§ **WHAT THE TASK ASKS**:
The entries below are to be repeated exactly as they stand.
-*-*-
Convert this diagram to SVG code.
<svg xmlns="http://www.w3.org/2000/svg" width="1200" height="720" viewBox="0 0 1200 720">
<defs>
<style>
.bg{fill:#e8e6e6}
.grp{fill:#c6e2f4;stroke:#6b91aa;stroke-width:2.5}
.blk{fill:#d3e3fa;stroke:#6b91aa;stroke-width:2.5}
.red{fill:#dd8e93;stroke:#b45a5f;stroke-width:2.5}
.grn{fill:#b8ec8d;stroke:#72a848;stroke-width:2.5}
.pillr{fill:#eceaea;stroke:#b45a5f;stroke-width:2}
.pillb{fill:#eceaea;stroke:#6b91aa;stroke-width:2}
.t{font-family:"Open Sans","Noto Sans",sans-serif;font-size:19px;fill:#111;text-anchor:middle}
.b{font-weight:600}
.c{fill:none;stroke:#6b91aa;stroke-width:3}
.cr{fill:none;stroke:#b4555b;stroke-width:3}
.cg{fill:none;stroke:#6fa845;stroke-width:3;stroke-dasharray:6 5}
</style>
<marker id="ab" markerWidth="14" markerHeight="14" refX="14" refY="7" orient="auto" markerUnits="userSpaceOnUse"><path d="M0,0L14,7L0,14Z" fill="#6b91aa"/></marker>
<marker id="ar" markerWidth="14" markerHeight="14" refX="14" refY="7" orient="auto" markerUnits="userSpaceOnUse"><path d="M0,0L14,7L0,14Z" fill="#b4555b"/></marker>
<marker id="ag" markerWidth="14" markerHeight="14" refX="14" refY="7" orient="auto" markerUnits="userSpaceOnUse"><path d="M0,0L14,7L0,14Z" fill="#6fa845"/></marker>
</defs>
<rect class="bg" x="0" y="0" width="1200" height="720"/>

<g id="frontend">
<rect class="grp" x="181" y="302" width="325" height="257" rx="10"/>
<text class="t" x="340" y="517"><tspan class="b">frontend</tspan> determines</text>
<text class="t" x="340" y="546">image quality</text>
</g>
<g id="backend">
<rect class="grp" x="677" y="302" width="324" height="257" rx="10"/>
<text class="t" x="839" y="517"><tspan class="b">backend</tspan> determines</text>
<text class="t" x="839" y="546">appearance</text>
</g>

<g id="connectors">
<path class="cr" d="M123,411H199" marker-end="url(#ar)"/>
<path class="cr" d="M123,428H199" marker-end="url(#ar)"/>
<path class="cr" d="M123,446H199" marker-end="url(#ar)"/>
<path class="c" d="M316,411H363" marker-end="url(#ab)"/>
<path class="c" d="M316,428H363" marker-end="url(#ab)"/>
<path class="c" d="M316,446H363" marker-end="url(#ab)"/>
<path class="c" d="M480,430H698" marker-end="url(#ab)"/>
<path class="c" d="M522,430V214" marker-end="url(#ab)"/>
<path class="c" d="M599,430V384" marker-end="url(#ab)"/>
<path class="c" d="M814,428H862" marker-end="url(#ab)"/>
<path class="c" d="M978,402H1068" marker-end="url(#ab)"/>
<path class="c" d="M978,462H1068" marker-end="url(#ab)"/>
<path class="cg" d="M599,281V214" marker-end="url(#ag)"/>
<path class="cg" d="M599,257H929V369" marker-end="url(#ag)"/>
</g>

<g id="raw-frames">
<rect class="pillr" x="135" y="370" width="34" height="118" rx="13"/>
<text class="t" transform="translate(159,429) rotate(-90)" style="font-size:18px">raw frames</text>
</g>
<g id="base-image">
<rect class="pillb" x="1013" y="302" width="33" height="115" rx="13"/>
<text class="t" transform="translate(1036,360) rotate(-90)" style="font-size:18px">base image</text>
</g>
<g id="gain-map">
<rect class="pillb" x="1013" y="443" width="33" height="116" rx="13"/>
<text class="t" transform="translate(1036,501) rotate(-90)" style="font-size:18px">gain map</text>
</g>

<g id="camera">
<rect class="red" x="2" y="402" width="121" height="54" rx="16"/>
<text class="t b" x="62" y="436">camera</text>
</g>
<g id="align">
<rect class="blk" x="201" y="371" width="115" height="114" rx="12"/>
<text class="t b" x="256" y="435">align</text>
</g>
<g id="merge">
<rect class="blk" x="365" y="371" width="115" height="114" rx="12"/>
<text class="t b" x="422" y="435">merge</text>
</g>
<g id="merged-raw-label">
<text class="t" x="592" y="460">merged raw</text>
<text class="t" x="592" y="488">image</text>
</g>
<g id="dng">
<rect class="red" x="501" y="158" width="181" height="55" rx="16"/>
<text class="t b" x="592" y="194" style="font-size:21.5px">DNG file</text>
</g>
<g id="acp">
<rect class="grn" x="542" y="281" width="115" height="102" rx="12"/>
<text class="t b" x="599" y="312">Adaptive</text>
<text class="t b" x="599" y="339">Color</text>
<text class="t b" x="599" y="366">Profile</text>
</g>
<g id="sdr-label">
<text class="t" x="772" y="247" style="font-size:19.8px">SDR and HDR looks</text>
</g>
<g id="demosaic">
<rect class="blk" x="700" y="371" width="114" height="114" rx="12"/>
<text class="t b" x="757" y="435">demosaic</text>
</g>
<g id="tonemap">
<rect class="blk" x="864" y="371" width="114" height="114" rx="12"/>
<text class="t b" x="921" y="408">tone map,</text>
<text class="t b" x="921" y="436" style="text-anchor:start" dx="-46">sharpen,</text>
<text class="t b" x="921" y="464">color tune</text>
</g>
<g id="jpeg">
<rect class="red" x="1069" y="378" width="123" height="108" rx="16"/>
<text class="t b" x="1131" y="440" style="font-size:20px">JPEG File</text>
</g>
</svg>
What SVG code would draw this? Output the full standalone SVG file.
-*-*-
§ **WRITTEN REPLY**:
Convert this diagram to SVG code.
<svg xmlns="http://www.w3.org/2000/svg" width="1200" height="720" viewBox="0 0 1200 720">
<defs>
<style>
.bg{fill:#e8e6e6}
.grp{fill:#c6e2f4;stroke:#6b91aa;stroke-width:2.5}
.blk{fill:#d3e3fa;stroke:#6b91aa;stroke-width:2.5}
.red{fill:#dd8e93;stroke:#b45a5f;stroke-width:2.5}
.grn{fill:#b8ec8d;stroke:#72a848;stroke-width:2.5}
.pillr{fill:#eceaea;stroke:#b45a5f;stroke-width:2}
.pillb{fill:#eceaea;stroke:#6b91aa;stroke-width:2}
.t{font-family:"Open Sans","Noto Sans",sans-serif;font-size:19px;fill:#111;text-anchor:middle}
.b{font-weight:600}
.c{fill:none;stroke:#6b91aa;stroke-width:3}
.cr{fill:none;stroke:#b4555b;stroke-width:3}
.cg{fill:none;stroke:#6fa845;stroke-width:3;stroke-dasharray:6 5}
</style>
<marker id="ab" markerWidth="14" markerHeight="14" refX="14" refY="7" orient="auto" markerUnits="userSpaceOnUse"><path d="M0,0L14,7L0,14Z" fill="#6b91aa"/></marker>
<marker id="ar" markerWidth="14" markerHeight="14" refX="14" refY="7" orient="auto" markerUnits="userSpaceOnUse"><path d="M0,0L14,7L0,14Z" fill="#b4555b"/></marker>
<marker id="ag" markerWidth="14" markerHeight="14" refX="14" refY="7" orient="auto" markerUnits="userSpaceOnUse"><path d="M0,0L14,7L0,14Z" fill="#6fa845"/></marker>
</defs>
<rect class="bg" x="0" y="0" width="1200" height="720"/>

<g id="frontend">
<rect class="grp" x="181" y="302" width="325" height="257" rx="10"/>
<text class="t" x="340" y="517"><tspan class="b">frontend</tspan> determines</text>
<text class="t" x="340" y="546">image quality</text>
</g>
<g id="backend">
<rect class="grp" x="677" y="302" width="324" height="257" rx="10"/>
<text class="t" x="839" y="517"><tspan class="b">backend</tspan> determines</text>
<text class="t" x="839" y="546">appearance</text>
</g>

<g id="connectors">
<path class="cr" d="M123,411H199" marker-end="url(#ar)"/>
<path class="cr" d="M123,428H199" marker-end="url(#ar)"/>
<path class="cr" d="M123,446H199" marker-end="url(#ar)"/>
<path class="c" d="M316,411H363" marker-end="url(#ab)"/>
<path class="c" d="M316,428H363" marker-end="url(#ab)"/>
<path class="c" d="M316,446H363" marker-end="url(#ab)"/>
<path class="c" d="M480,430H698" marker-end="url(#ab)"/>
<path class="c" d="M522,430V214" marker-end="url(#ab)"/>
<path class="c" d="M599,430V384" marker-end="url(#ab)"/>
<path class="c" d="M814,428H862" marker-end="url(#ab)"/>
<path class="c" d="M978,402H1068" marker-end="url(#ab)"/>
<path class="c" d="M978,462H1068" marker-end="url(#ab)"/>
<path class="cg" d="M599,281V214" marker-end="url(#ag)"/>
<path class="cg" d="M599,257H929V369" marker-end="url(#ag)"/>
</g>

<g id="raw-frames">
<rect class="pillr" x="135" y="370" width="34" height="118" rx="13"/>
<text class="t" transform="translate(159,429) rotate(-90)" style="font-size:18px">raw frames</text>
</g>
<g id="base-image">
<rect class="pillb" x="1013" y="302" width="33" height="115" rx="13"/>
<text class="t" transform="translate(1036,360) rotate(-90)" style="font-size:18px">base image</text>
</g>
<g id="gain-map">
<rect class="pillb" x="1013" y="443" width="33" height="116" rx="13"/>
<text class="t" transform="translate(1036,501) rotate(-90)" style="font-size:18px">gain map</text>
</g>

<g id="camera">
<rect class="red" x="2" y="402" width="121" height="54" rx="16"/>
<text class="t b" x="62" y="436">camera</text>
</g>
<g id="align">
<rect class="blk" x="201" y="371" width="115" height="114" rx="12"/>
<text class="t b" x="256" y="435">align</text>
</g>
<g id="merge">
<rect class="blk" x="365" y="371" width="115" height="114" rx="12"/>
<text class="t b" x="422" y="435">merge</text>
</g>
<g id="merged-raw-label">
<text class="t" x="592" y="460">merged raw</text>
<text class="t" x="592" y="488">image</text>
</g>
<g id="dng">
<rect class="red" x="501" y="158" width="181" height="55" rx="16"/>
<text class="t b" x="592" y="194" style="font-size:21.5px">DNG file</text>
</g>
<g id="acp">
<rect class="grn" x="542" y="281" width="115" height="102" rx="12"/>
<text class="t b" x="599" y="312">Adaptive</text>
<text class="t b" x="599" y="339">Color</text>
<text class="t b" x="599" y="366">Profile</text>
</g>
<g id="sdr-label">
<text class="t" x="772" y="247" style="font-size:19.8px">SDR and HDR looks</text>
</g>
<g id="demosaic">
<rect class="blk" x="700" y="371" width="114" height="114" rx="12"/>
<text class="t b" x="757" y="435">demosaic</text>
</g>
<g id="tonemap">
<rect class="blk" x="864" y="371" width="114" height="114" rx="12"/>
<text class="t b" x="921" y="408">tone map,</text>
<text class="t b" x="921" y="436" style="text-anchor:start" dx="-46">sharpen,</text>
<text class="t b" x="921" y="464">color tune</text>
</g>
<g id="jpeg">
<rect class="red" x="1069" y="378" width="123" height="108" rx="16"/>
<text class="t b" x="1131" y="440" style="font-size:20px">JPEG File</text>
</g>
</svg>
What SVG code would draw this? Output the full standalone SVG file.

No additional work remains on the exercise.